---------- Available data
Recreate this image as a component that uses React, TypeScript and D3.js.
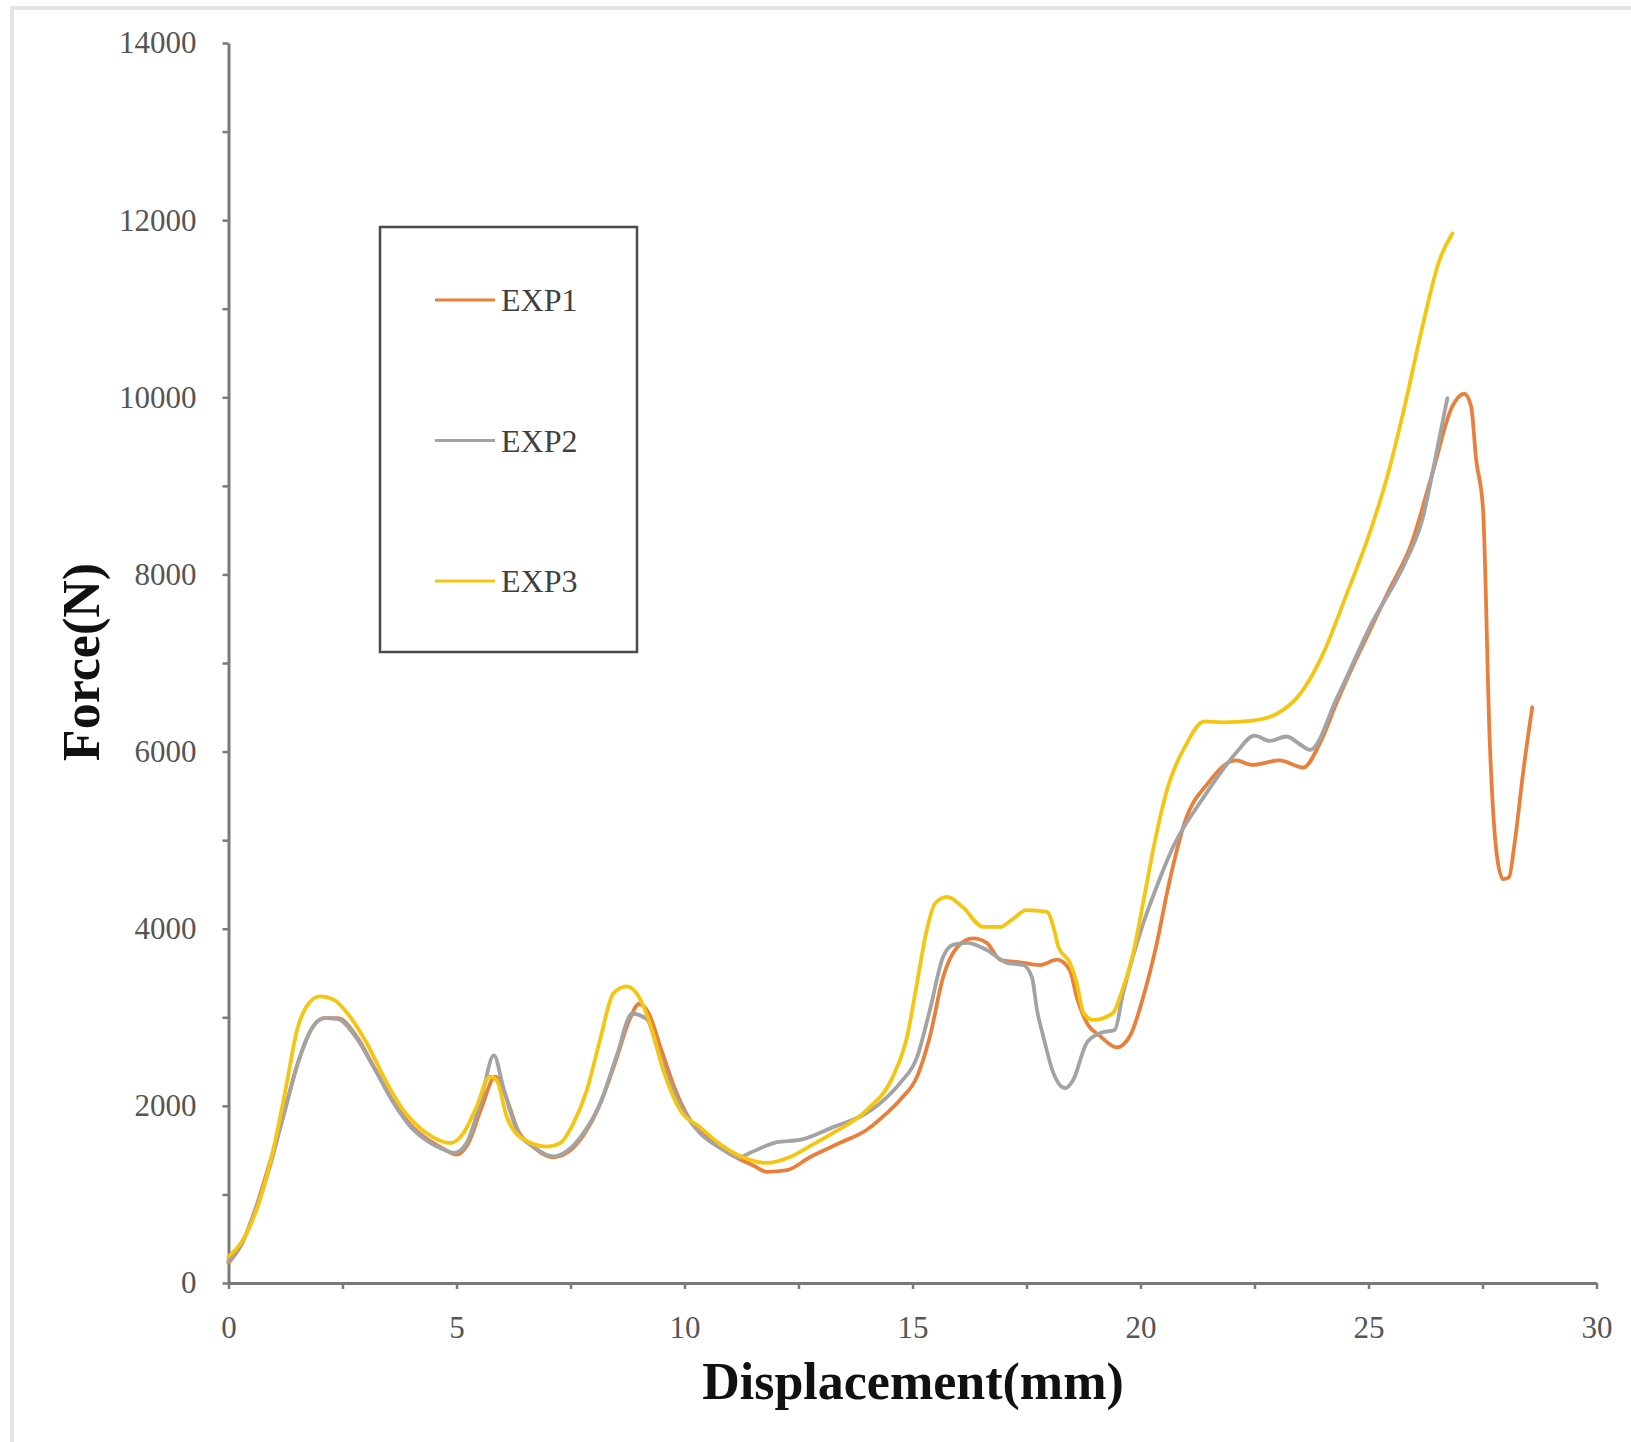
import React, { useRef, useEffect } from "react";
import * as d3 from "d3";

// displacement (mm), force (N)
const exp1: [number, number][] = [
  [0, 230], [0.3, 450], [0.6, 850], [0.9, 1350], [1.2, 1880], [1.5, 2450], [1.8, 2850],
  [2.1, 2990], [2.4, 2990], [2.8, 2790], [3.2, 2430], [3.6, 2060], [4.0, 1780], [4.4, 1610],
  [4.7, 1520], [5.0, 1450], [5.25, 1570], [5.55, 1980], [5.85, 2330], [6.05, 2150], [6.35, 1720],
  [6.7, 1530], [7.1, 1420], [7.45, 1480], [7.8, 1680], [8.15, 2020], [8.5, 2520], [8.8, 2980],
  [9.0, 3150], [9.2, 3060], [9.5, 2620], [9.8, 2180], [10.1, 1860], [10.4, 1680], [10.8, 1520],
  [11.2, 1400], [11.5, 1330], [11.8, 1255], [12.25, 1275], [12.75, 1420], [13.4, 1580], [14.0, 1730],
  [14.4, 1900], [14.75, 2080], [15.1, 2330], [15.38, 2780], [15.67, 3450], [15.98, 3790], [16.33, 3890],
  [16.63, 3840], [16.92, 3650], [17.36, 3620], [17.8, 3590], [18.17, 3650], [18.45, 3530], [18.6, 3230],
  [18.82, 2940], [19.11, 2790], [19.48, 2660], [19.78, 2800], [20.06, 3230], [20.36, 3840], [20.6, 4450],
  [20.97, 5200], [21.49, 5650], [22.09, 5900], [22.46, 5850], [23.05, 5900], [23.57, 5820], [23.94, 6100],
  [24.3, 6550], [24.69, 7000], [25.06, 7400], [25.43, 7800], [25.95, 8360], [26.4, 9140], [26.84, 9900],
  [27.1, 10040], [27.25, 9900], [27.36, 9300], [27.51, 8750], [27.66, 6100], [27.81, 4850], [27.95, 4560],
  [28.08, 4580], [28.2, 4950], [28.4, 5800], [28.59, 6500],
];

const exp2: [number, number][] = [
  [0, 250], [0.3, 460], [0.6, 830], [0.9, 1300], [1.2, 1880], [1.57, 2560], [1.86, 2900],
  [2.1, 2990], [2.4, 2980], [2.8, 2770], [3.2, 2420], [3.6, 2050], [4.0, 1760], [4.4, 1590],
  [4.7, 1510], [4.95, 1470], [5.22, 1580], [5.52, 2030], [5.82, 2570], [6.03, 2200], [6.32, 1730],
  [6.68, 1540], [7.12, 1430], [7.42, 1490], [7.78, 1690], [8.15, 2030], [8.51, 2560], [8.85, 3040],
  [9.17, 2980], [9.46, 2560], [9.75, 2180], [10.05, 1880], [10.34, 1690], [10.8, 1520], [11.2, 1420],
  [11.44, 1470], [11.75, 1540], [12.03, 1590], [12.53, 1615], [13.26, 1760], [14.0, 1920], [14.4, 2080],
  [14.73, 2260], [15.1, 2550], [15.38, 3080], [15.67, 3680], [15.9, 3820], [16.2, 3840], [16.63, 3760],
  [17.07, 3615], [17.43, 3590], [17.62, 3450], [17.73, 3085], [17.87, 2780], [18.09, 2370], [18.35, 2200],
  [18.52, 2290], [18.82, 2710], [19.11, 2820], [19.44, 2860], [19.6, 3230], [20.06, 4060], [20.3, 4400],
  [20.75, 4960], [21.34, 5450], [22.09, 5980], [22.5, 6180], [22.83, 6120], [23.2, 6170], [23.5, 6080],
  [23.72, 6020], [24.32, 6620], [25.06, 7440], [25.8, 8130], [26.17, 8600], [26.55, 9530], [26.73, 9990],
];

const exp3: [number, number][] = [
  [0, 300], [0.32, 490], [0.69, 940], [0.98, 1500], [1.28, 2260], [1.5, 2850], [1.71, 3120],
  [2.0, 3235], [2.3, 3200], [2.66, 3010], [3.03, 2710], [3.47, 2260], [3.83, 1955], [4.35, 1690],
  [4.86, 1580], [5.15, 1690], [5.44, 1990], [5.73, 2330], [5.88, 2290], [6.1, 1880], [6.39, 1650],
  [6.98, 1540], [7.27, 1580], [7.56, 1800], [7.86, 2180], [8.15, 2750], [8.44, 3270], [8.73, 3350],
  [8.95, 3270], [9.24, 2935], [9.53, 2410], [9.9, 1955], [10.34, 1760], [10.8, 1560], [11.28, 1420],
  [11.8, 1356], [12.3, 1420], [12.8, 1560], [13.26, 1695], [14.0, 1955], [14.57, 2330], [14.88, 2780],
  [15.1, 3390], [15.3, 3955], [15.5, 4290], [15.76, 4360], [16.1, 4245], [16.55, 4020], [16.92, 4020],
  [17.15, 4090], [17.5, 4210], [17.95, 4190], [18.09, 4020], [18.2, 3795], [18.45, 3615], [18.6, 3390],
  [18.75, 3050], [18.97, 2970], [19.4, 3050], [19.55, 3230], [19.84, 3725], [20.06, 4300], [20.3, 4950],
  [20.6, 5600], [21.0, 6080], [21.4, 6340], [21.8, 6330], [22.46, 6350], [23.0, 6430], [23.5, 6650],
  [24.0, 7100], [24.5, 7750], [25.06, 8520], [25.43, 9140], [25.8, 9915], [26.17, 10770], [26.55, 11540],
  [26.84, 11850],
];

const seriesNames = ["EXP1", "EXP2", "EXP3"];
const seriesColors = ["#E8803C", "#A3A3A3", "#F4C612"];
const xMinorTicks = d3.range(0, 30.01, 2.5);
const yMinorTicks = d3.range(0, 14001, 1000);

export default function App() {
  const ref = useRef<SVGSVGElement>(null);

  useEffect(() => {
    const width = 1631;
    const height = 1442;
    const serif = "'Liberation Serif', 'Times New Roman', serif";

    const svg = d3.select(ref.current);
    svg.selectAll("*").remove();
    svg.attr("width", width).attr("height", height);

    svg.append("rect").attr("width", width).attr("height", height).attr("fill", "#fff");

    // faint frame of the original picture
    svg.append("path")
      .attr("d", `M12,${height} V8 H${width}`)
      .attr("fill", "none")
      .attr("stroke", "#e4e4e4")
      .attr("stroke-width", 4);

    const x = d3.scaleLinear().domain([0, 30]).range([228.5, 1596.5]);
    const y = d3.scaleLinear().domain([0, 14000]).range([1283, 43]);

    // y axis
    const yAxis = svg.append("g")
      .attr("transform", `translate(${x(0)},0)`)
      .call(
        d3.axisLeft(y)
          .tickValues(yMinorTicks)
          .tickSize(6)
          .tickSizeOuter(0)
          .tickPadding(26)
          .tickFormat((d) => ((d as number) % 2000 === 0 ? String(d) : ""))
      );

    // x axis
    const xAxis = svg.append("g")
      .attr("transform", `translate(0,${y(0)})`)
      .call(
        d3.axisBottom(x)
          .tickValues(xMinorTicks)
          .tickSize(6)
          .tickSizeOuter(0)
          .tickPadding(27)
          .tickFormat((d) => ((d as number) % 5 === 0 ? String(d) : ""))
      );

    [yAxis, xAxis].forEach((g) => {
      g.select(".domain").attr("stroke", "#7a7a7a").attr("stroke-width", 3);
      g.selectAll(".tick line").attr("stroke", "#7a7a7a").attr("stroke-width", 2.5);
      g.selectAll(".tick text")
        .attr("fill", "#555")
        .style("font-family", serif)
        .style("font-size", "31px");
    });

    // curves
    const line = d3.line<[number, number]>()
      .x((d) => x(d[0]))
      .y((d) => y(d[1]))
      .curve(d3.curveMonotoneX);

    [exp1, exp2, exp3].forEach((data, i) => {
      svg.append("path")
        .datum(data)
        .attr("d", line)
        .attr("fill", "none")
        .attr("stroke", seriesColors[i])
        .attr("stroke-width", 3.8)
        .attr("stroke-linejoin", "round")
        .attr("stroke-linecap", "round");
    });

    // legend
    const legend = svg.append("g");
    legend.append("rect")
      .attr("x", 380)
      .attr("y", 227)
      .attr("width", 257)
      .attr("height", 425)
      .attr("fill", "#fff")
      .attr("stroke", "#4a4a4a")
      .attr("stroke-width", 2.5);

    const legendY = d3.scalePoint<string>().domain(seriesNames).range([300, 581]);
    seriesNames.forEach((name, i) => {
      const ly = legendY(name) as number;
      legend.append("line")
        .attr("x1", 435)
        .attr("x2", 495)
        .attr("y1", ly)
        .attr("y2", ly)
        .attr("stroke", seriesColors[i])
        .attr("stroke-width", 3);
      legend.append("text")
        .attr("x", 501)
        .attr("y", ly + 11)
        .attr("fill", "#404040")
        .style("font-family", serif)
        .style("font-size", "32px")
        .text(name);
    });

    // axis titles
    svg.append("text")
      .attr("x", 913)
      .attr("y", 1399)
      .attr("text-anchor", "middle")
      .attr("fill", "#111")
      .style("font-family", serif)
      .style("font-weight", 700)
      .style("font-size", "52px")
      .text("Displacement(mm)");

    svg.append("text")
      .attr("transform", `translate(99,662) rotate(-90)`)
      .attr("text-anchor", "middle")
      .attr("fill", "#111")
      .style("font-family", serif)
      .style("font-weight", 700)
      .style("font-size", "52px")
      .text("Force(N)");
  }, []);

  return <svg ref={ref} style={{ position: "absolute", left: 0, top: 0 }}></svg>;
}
--------------------
Problem details = Write out each line of the listing above, exactly, from its first line to the line holding "import * as", inclusive. Skip the pictures.

The output =
Recreate this image as a component that uses React, TypeScript and D3.js.
import React, { useRef, useEffect } from "react";
import * as d3 from "d3";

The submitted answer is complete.